Rare Earths Prices Weighed Down by Trade Tensions, Says Lynas

Lynas has cited the ongoing trade dispute between the US and China as one of the key factors weighing on price growth for rare earths.

Lynas (ASX:LYC,OTC Pink:LYSCF) is citing the ongoing trade dispute between Beijing and Washington as a key factor weighing on rare earth price growth during the latest quarter.

The company, which is a major player in the rare earths sector, was still able to achieve a handful of milestones in the period even though the group of technology metals are not fetching top dollar.

The Australia-listed producer says in its report for the most recent quarter that while demand outside of China for neodymium (Nd) and praseodymium (Pr) continues to increase, it is strategically holding these metals for its core customers, a great deal of which are based in Japan.

Nd and Pr are needed for high-strength magnets, and the Japanese magnet market is poised to undergo significant growth in the year to come.
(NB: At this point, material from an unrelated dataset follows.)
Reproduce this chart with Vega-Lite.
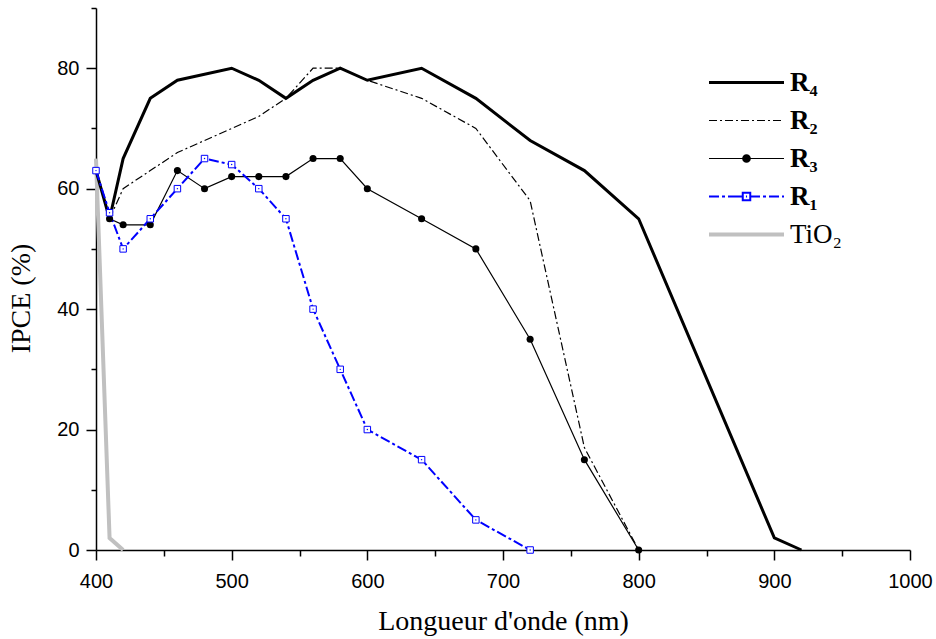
{
  "$schema": "https://vega.github.io/schema/vega-lite/v6.json",
  "width": 814,
  "height": 542,
  "autosize": "none",
  "padding": {"left": 96, "top": 8, "right": 26, "bottom": 89},
  "background": "white",
  "config": {"view": {"stroke": null}},
  "data": {
    "values": [
      {"series": "TiO₂", "wl": 400, "ipce": 65},
      {"series": "TiO₂", "wl": 410, "ipce": 2},
      {"series": "TiO₂", "wl": 420, "ipce": 0},
      {"series": "R₄", "wl": 400, "ipce": 63},
      {"series": "R₄", "wl": 410, "ipce": 55},
      {"series": "R₄", "wl": 420, "ipce": 65},
      {"series": "R₄", "wl": 440, "ipce": 75},
      {"series": "R₄", "wl": 460, "ipce": 78},
      {"series": "R₄", "wl": 500, "ipce": 80},
      {"series": "R₄", "wl": 520, "ipce": 78},
      {"series": "R₄", "wl": 540, "ipce": 75},
      {"series": "R₄", "wl": 560, "ipce": 78},
      {"series": "R₄", "wl": 580, "ipce": 80},
      {"series": "R₄", "wl": 600, "ipce": 78},
      {"series": "R₄", "wl": 640, "ipce": 80},
      {"series": "R₄", "wl": 680, "ipce": 75},
      {"series": "R₄", "wl": 720, "ipce": 68},
      {"series": "R₄", "wl": 760, "ipce": 63},
      {"series": "R₄", "wl": 800, "ipce": 55},
      {"series": "R₄", "wl": 900, "ipce": 2},
      {"series": "R₄", "wl": 920, "ipce": 0},
      {"series": "R₂", "wl": 410, "ipce": 55},
      {"series": "R₂", "wl": 420, "ipce": 60},
      {"series": "R₂", "wl": 440, "ipce": 63},
      {"series": "R₂", "wl": 460, "ipce": 66},
      {"series": "R₂", "wl": 480, "ipce": 68},
      {"series": "R₂", "wl": 500, "ipce": 70},
      {"series": "R₂", "wl": 520, "ipce": 72},
      {"series": "R₂", "wl": 540, "ipce": 75},
      {"series": "R₂", "wl": 560, "ipce": 80},
      {"series": "R₂", "wl": 580, "ipce": 80},
      {"series": "R₂", "wl": 600, "ipce": 78},
      {"series": "R₂", "wl": 640, "ipce": 75},
      {"series": "R₂", "wl": 680, "ipce": 70},
      {"series": "R₂", "wl": 720, "ipce": 58},
      {"series": "R₂", "wl": 760, "ipce": 17},
      {"series": "R₂", "wl": 800, "ipce": 0},
      {"series": "R₃", "wl": 410, "ipce": 55},
      {"series": "R₃", "wl": 420, "ipce": 54},
      {"series": "R₃", "wl": 440, "ipce": 54},
      {"series": "R₃", "wl": 460, "ipce": 63},
      {"series": "R₃", "wl": 480, "ipce": 60},
      {"series": "R₃", "wl": 500, "ipce": 62},
      {"series": "R₃", "wl": 520, "ipce": 62},
      {"series": "R₃", "wl": 540, "ipce": 62},
      {"series": "R₃", "wl": 560, "ipce": 65},
      {"series": "R₃", "wl": 580, "ipce": 65},
      {"series": "R₃", "wl": 600, "ipce": 60},
      {"series": "R₃", "wl": 640, "ipce": 55},
      {"series": "R₃", "wl": 680, "ipce": 50},
      {"series": "R₃", "wl": 720, "ipce": 35},
      {"series": "R₃", "wl": 760, "ipce": 15},
      {"series": "R₃", "wl": 800, "ipce": 0},
      {"series": "R₁", "wl": 400, "ipce": 63},
      {"series": "R₁", "wl": 410, "ipce": 56},
      {"series": "R₁", "wl": 420, "ipce": 50},
      {"series": "R₁", "wl": 440, "ipce": 55},
      {"series": "R₁", "wl": 460, "ipce": 60},
      {"series": "R₁", "wl": 480, "ipce": 65},
      {"series": "R₁", "wl": 500, "ipce": 64},
      {"series": "R₁", "wl": 520, "ipce": 60},
      {"series": "R₁", "wl": 540, "ipce": 55},
      {"series": "R₁", "wl": 560, "ipce": 40},
      {"series": "R₁", "wl": 580, "ipce": 30},
      {"series": "R₁", "wl": 600, "ipce": 20},
      {"series": "R₁", "wl": 640, "ipce": 15},
      {"series": "R₁", "wl": 680, "ipce": 5},
      {"series": "R₁", "wl": 720, "ipce": 0}
    ]
  },
  "layer": [
    {
      "encoding": {
        "x": {
          "field": "wl", "type": "quantitative",
          "scale": {"domain": [400, 1000], "nice": false, "zero": false},
          "axis": {
            "orient": "bottom",
            "values": [400, 500, 600, 700, 800, 900, 1000], "format": "d",
            "grid": false, "domainColor": "black", "domainWidth": 1.5,
            "tickColor": "black", "tickWidth": 1.5, "tickSize": 10,
            "labelFont": "Liberation Sans", "labelFontSize": 20, "labelColor": "black", "labelPadding": 11,
            "labelFlush": false,
            "title": "Longueur d'onde (nm)", "titleFont": "Liberation Serif", "titleFontSize": 28,
            "titleFontWeight": "normal", "titleColor": "black", "titlePadding": 16
          }
        },
        "y": {
          "field": "ipce", "type": "quantitative",
          "scale": {"domain": [0, 90], "nice": false},
          "axis": {
            "orient": "left",
            "values": [0, 20, 40, 60, 80],
            "grid": false, "domainColor": "black", "domainWidth": 1.5,
            "tickColor": "black", "tickWidth": 1.5, "tickSize": 10,
            "labelFont": "Liberation Sans", "labelFontSize": 20, "labelColor": "black", "labelPadding": 7,
            "title": "IPCE (%)", "titleFont": "Liberation Serif", "titleFontSize": 28,
            "titleFontWeight": "normal", "titleColor": "black",
            "titleX": -67, "titleY": 290, "titleBaseline": "alphabetic"
          }
        }
      },
      "layer": [
        {
          "transform": [{"filter": "datum.series === 'TiO₂'"}],
          "mark": {"type": "line", "color": "#c0c0c0", "strokeWidth": 4}
        },
        {
          "transform": [{"filter": "datum.series === 'R₄'"}],
          "mark": {"type": "line", "color": "black", "strokeWidth": 3}
        },
        {
          "transform": [{"filter": "datum.series === 'R₂'"}],
          "mark": {"type": "line", "color": "black", "strokeWidth": 1.2, "strokeDash": [8, 3, 2, 3]}
        },
        {
          "transform": [{"filter": "datum.series === 'R₃'"}],
          "mark": {"type": "line", "color": "black", "strokeWidth": 1.2}
        },
        {
          "transform": [{"filter": "datum.series === 'R₁'"}],
          "mark": {"type": "line", "color": "#0000ff", "strokeWidth": 2, "strokeDash": [10, 3, 3, 3]}
        },
        {
          "transform": [{"filter": "datum.series === 'R₃'"}],
          "mark": {"type": "point", "shape": "circle", "filled": true, "color": "black", "size": 50, "opacity": 1}
        },
        {
          "transform": [{"filter": "datum.series === 'R₁'"}],
          "mark": {"type": "point", "shape": "square", "filled": false, "fill": "white", "stroke": "#0000ff", "strokeWidth": 1, "size": 42, "opacity": 1}
        },
        {
          "transform": [{"filter": "datum.series === 'R₁'"}],
          "mark": {"type": "point", "shape": "circle", "filled": true, "color": "#0000ff", "size": 2, "opacity": 1}
        },
        {
          "transform": [{"filter": "false"}],
          "mark": {"type": "point", "filled": false, "opacity": 1},
          "encoding": {
            "color": {
              "field": "series", "type": "nominal",
              "scale": {"domain": ["R₄", "R₂", "R₃", "R₁", "TiO₂"], "range": ["black", "black", "black", "#0000ff", "#c0c0c0"]},
              "legend": {
                "orient": "none", "legendX": 611, "legendY": 61, "title": null, "padding": 0,
                "symbolSize": 5625, "rowPadding": 10, "clipHeight": 27,
                "labelFont": "Liberation Serif", "labelFontSize": 27, "labelColor": "black", "labelOffset": 4,
                "labelFontWeight": {"expr": "datum.value === 'TiO₂' ? 'normal' : 'bold'"}
              }
            },
            "strokeWidth": {
              "field": "series", "type": "nominal",
              "scale": {"type": "ordinal", "domain": ["R₄", "R₂", "R₃", "R₁", "TiO₂"], "range": [3, 1.2, 1.2, 2, 4]}
            },
            "shape": {
              "field": "series", "type": "nominal",
              "scale": {"domain": ["R₄", "R₂", "R₃", "R₁", "TiO₂"], "range": [
                "M-1,0H1",
                "M-1,0H-0.787M-0.707,0H-0.653M-0.573,0H-0.36M-0.28,0H-0.227M-0.147,0H0.067M0.147,0H0.2M0.28,0H0.493M0.573,0H0.627M0.707,0H0.92",
                "M-1,0H1M-0.1,0a0.1,0.1 0 1,0 0.2,0a0.1,0.1 0 1,0 -0.2,0M-0.07,0a0.07,0.07 0 1,0 0.14,0a0.07,0.07 0 1,0 -0.14,0M-0.04,0a0.04,0.04 0 1,0 0.08,0a0.04,0.04 0 1,0 -0.08,0M-0.015,0a0.015,0.015 0 1,0 0.03,0a0.015,0.015 0 1,0 -0.03,0",
                "M-1,0H-0.733M-0.653,0H-0.573M-0.493,0H-0.1M-0.1,-0.1H0.1V0.1H-0.1ZM0.1,0H0.36M0.44,0H0.52M0.6,0H0.867M0.947,0H1M-0.015,0H0.015",
                "M-1,0H1"
              ]}
            }
          }
        }
      ]
    },
    {
      "mark": {"type": "point", "opacity": 0},
      "encoding": {
        "x": {
          "field": "wl", "type": "quantitative",
          "axis": {"orient": "bottom", "values": [450, 550, 650, 750, 850, 950], "labels": false, "domain": false, "grid": false,
                   "tickColor": "black", "tickWidth": 1.5, "tickSize": 6, "title": null}
        },
        "y": {
          "field": "ipce", "type": "quantitative",
          "axis": {"orient": "left", "values": [10, 30, 50, 70, 90], "labels": false, "domain": false, "grid": false,
                   "tickColor": "black", "tickWidth": 1.5, "tickSize": 5, "title": null}
        }
      }
    }
  ],
  "resolve": {"axis": {"x": "independent", "y": "independent"}}
}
Lynas believes this bodes well for the company, which is the primary supplier of Nd and Pr to Japan.

For now, however, Lynas is waiting for a correction in the rare earths space. As mentioned, the trade war has weighed on the value of the strategic metals.

According to the company, prices for the metals declined from AU$20.10 per kilogram in its third 2019 fiscal quarter to AU$18.50 in its fourth fiscal quarter of the year.

Against that backdrop, the rare earths miner continues to position itself for the bright future it foresees for the sector. In addition to recently renewing its operating license with the Malaysian government, the company is in the midst of two new projects.

“Lynas has announced its intention to build a heavy rare earth separation facility, which would be the only facility of its type outside China,” notes a Monday (October 21) release. “This reflects increasing customer interest, as heavy rare earths are critical elements to secure automotive electrification.”

One of the potential separation facilities may be in Texas, as Lynas and Blue Line entered into a memorandum of understanding (MOU) earlier this year.

Lynas has also entered into a MOU with the Australian city of Kalgoorlie-Boulder for a proposed cracking and leaching plant.

“Our strategic objective beyond securing long term contracts is to stimulate further development of downstream industry in the USA and Europe, in magnet making and motor manufacturing,” notes the company in its release.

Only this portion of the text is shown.